We found the River’s End RV park on Tybee Island, the only rv park within driving distance of savannah and settled in for the evening. It wasn’t cheap at 35 bucks for a night, and the sites were along a residential street. Wasn’t too bad though, since the place wasn’t very full and we had no neighbors, and we had full cable tv, fast wireless internet, and laundry facilities. A buck seventy five each to wash and to dry is a bit steep however. But after a week and a lot of wet towels and dampness, we were really glad to get things washed.

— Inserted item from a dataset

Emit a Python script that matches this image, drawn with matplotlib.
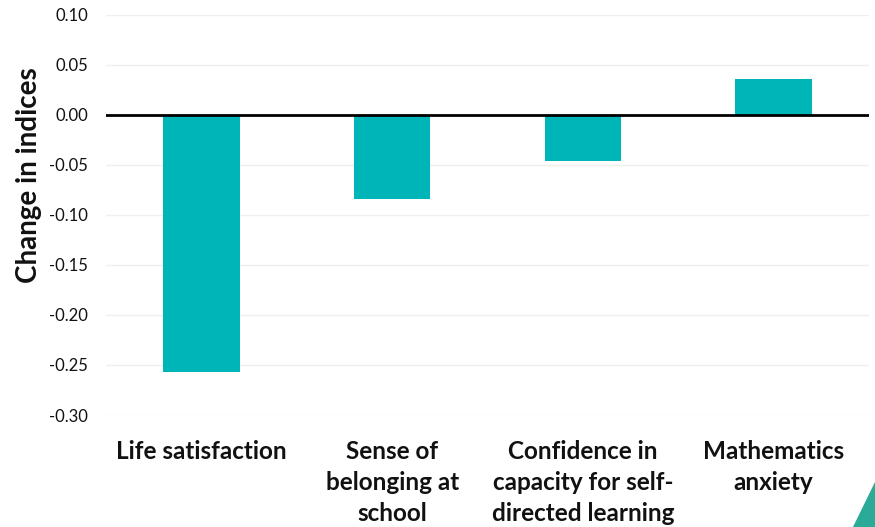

Heading back to the Lazaretta bridge to the famous Crab Shack was a real treat. I read about this place on tybee many years ago when reading about the low country of Georgia and South Carolina in Southern Living Magazine, and have always wanted to go there. It didn’t disappoint me, with big wooden tables with garbage cans in the middle under open holes where you throw your crab and shrimp shells. I had the “low country boil” a mess of food that I have read about that I think Bubba Shrimp Company only tries to copy. It consists of shrimp,, some kind of sweet sausage, corn on the cob and potatoes all boiled up together with some special crab shack seasoning and the whole thing was just scrumptious. Of course, the Key Lime Marguerita and the Key Lime Pie for dessert made it fun as well. Then we went over to the Crab Shack gift house called the cat house because cats have free reign of the place and bought our tee shirts. I figured the Tybee Island Crab Shack tee shirt could be my shirt purchase for this winter’s trip since it represents the farthest distance from home that we will be this year.
Later after that great early supper we drove into Savannah to check out River Street, the place that Peg said shouldn’t be missed while visiting Savannah. The streets were made of old stones that were used as ballast in the ships and then made into streets, the buildings were the originals built in the 1700’s, old warehouses used for cotton and slaves. Many flags have flown over Savannah, including the Jolly Roger and the pirate history here is thick. The other thing Savannah seems to be really famous for is it’s hauntings, called the most haunted city in America. I can certainly see why with all the political and cultural ills that have befallen the city over the last 200 years.
The man named Oglethorp who designed the city built it in the mid 1700’s and laid it out with wide avenues and many public squares in a regular pattern. He build the city and selected the inhabitants who were people who had a vested interest in finding a new life in a new world, but who also had good skills. He thought that Savannah had the climate to provide silkworms for silk and grapes for wine so that England wouldn’t have to buy these things from foreign countries.
The city has a great feel to it, southern and cosmopolitan without being too big and overdone. It was a great evening walking along the Savannah River enjoying River Street.
Home to our cable tv fairly late in time to hear the sirens come on the channel warning of tornados in a wide swath from Florida up through the Georgia and South Carolina coast, but the night left us intact with just wind and rain and by morning all was clear and the temperatures went from warm and humid to brisk, dry, and windy.